:: COLLECTED MATERIAL

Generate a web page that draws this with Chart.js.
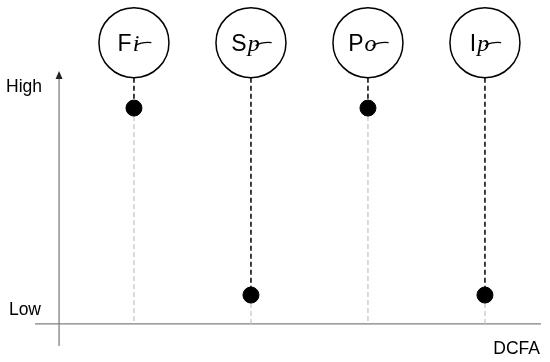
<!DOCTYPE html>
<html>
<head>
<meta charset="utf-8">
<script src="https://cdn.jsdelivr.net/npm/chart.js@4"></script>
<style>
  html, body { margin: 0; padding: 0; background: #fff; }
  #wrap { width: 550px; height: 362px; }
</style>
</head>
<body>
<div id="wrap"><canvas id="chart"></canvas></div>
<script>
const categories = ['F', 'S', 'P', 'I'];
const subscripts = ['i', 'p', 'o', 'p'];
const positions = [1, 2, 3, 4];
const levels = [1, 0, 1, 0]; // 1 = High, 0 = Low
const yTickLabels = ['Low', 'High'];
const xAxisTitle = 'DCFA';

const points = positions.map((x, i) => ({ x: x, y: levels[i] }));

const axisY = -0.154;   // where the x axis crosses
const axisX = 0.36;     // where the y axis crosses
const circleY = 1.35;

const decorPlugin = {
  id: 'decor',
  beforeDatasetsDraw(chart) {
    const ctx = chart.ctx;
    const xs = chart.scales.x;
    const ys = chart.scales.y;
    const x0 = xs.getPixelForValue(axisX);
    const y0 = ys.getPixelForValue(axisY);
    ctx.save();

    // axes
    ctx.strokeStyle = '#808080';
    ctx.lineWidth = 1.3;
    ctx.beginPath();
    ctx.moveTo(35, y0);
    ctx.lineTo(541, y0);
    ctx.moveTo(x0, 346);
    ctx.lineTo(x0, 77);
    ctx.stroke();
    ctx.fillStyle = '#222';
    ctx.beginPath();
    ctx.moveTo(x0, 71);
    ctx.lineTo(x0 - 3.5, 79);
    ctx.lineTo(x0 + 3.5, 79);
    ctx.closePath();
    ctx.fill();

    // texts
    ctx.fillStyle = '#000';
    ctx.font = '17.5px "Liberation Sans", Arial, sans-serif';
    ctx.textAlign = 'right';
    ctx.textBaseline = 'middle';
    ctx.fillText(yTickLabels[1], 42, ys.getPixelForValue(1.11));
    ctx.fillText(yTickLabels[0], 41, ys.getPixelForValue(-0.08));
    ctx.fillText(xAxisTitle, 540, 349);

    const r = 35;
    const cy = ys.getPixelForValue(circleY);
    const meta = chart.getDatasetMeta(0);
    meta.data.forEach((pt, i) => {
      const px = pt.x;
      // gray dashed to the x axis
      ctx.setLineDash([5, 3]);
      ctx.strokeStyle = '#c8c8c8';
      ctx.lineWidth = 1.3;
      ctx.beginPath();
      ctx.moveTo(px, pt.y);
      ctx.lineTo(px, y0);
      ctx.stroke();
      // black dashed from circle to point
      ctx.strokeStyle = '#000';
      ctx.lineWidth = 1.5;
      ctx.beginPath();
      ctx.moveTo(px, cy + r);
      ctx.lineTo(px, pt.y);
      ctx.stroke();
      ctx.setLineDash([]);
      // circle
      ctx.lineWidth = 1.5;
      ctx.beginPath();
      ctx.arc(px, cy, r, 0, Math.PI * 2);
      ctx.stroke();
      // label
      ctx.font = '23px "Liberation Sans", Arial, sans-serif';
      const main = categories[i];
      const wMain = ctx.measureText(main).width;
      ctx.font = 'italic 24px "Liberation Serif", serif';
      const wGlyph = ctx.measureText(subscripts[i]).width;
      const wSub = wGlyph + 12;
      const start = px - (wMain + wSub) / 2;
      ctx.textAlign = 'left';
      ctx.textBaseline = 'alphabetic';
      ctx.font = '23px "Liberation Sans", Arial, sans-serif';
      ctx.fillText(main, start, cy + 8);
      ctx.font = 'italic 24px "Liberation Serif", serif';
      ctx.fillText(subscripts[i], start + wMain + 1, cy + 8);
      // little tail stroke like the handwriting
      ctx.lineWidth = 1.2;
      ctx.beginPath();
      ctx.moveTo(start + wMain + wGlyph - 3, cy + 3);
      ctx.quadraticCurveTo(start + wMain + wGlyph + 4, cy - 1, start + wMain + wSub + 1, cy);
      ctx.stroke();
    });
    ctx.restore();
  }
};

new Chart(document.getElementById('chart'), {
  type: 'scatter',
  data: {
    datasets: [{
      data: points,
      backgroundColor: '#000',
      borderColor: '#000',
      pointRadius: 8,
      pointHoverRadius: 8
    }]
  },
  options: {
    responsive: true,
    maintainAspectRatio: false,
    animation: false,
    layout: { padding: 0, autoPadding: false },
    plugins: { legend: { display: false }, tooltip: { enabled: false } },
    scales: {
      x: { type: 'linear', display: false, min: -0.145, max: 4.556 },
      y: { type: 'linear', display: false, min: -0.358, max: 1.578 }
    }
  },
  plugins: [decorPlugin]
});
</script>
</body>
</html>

::::

WHAT TO WORK ON - Repeat the material above verbatim, with no pictures in the output.

REPLY -
Generate a web page that draws this with Chart.js.
<!DOCTYPE html>
<html>
<head>
<meta charset="utf-8">
<script src="https://cdn.jsdelivr.net/npm/chart.js@4"></script>
<style>
  html, body { margin: 0; padding: 0; background: #fff; }
  #wrap { width: 550px; height: 362px; }
</style>
</head>
<body>
<div id="wrap"><canvas id="chart"></canvas></div>
<script>
const categories = ['F', 'S', 'P', 'I'];
const subscripts = ['i', 'p', 'o', 'p'];
const positions = [1, 2, 3, 4];
const levels = [1, 0, 1, 0]; // 1 = High, 0 = Low
const yTickLabels = ['Low', 'High'];
const xAxisTitle = 'DCFA';

const points = positions.map((x, i) => ({ x: x, y: levels[i] }));

const axisY = -0.154;   // where the x axis crosses
const axisX = 0.36;     // where the y axis crosses
const circleY = 1.35;

const decorPlugin = {
  id: 'decor',
  beforeDatasetsDraw(chart) {
    const ctx = chart.ctx;
    const xs = chart.scales.x;
    const ys = chart.scales.y;
    const x0 = xs.getPixelForValue(axisX);
    const y0 = ys.getPixelForValue(axisY);
    ctx.save();

    // axes
    ctx.strokeStyle = '#808080';
    ctx.lineWidth = 1.3;
    ctx.beginPath();
    ctx.moveTo(35, y0);
    ctx.lineTo(541, y0);
    ctx.moveTo(x0, 346);
    ctx.lineTo(x0, 77);
    ctx.stroke();
    ctx.fillStyle = '#222';
    ctx.beginPath();
    ctx.moveTo(x0, 71);
    ctx.lineTo(x0 - 3.5, 79);
    ctx.lineTo(x0 + 3.5, 79);
    ctx.closePath();
    ctx.fill();

    // texts
    ctx.fillStyle = '#000';
    ctx.font = '17.5px "Liberation Sans", Arial, sans-serif';
    ctx.textAlign = 'right';
    ctx.textBaseline = 'middle';
    ctx.fillText(yTickLabels[1], 42, ys.getPixelForValue(1.11));
    ctx.fillText(yTickLabels[0], 41, ys.getPixelForValue(-0.08));
    ctx.fillText(xAxisTitle, 540, 349);

    const r = 35;
    const cy = ys.getPixelForValue(circleY);
    const meta = chart.getDatasetMeta(0);
    meta.data.forEach((pt, i) => {
      const px = pt.x;
      // gray dashed to the x axis
      ctx.setLineDash([5, 3]);
      ctx.strokeStyle = '#c8c8c8';
      ctx.lineWidth = 1.3;
      ctx.beginPath();
      ctx.moveTo(px, pt.y);
      ctx.lineTo(px, y0);
      ctx.stroke();
      // black dashed from circle to point
      ctx.strokeStyle = '#000';
      ctx.lineWidth = 1.5;
      ctx.beginPath();
      ctx.moveTo(px, cy + r);
      ctx.lineTo(px, pt.y);
      ctx.stroke();
      ctx.setLineDash([]);
      // circle
      ctx.lineWidth = 1.5;
      ctx.beginPath();
      ctx.arc(px, cy, r, 0, Math.PI * 2);
      ctx.stroke();
      // label
      ctx.font = '23px "Liberation Sans", Arial, sans-serif';
      const main = categories[i];
      const wMain = ctx.measureText(main).width;
      ctx.font = 'italic 24px "Liberation Serif", serif';
      const wGlyph = ctx.measureText(subscripts[i]).width;
      const wSub = wGlyph + 12;
      const start = px - (wMain + wSub) / 2;
      ctx.textAlign = 'left';
      ctx.textBaseline = 'alphabetic';
      ctx.font = '23px "Liberation Sans", Arial, sans-serif';
      ctx.fillText(main, start, cy + 8);
      ctx.font = 'italic 24px "Liberation Serif", serif';
      ctx.fillText(subscripts[i], start + wMain + 1, cy + 8);
      // little tail stroke like the handwriting
      ctx.lineWidth = 1.2;
      ctx.beginPath();
      ctx.moveTo(start + wMain + wGlyph - 3, cy + 3);
      ctx.quadraticCurveTo(start + wMain + wGlyph + 4, cy - 1, start + wMain + wSub + 1, cy);
      ctx.stroke();
    });
    ctx.restore();
  }
};

new Chart(document.getElementById('chart'), {
  type: 'scatter',
  data: {
    datasets: [{
      data: points,
      backgroundColor: '#000',
      borderColor: '#000',
      pointRadius: 8,
      pointHoverRadius: 8
    }]
  },
  options: {
    responsive: true,
    maintainAspectRatio: false,
    animation: false,
    layout: { padding: 0, autoPadding: false },
    plugins: { legend: { display: false }, tooltip: { enabled: false } },
    scales: {
      x: { type: 'linear', display: false, min: -0.145, max: 4.556 },
      y: { type: 'linear', display: false, min: -0.358, max: 1.578 }
    }
  },
  plugins: [decorPlugin]
});
</script>
</body>
</html>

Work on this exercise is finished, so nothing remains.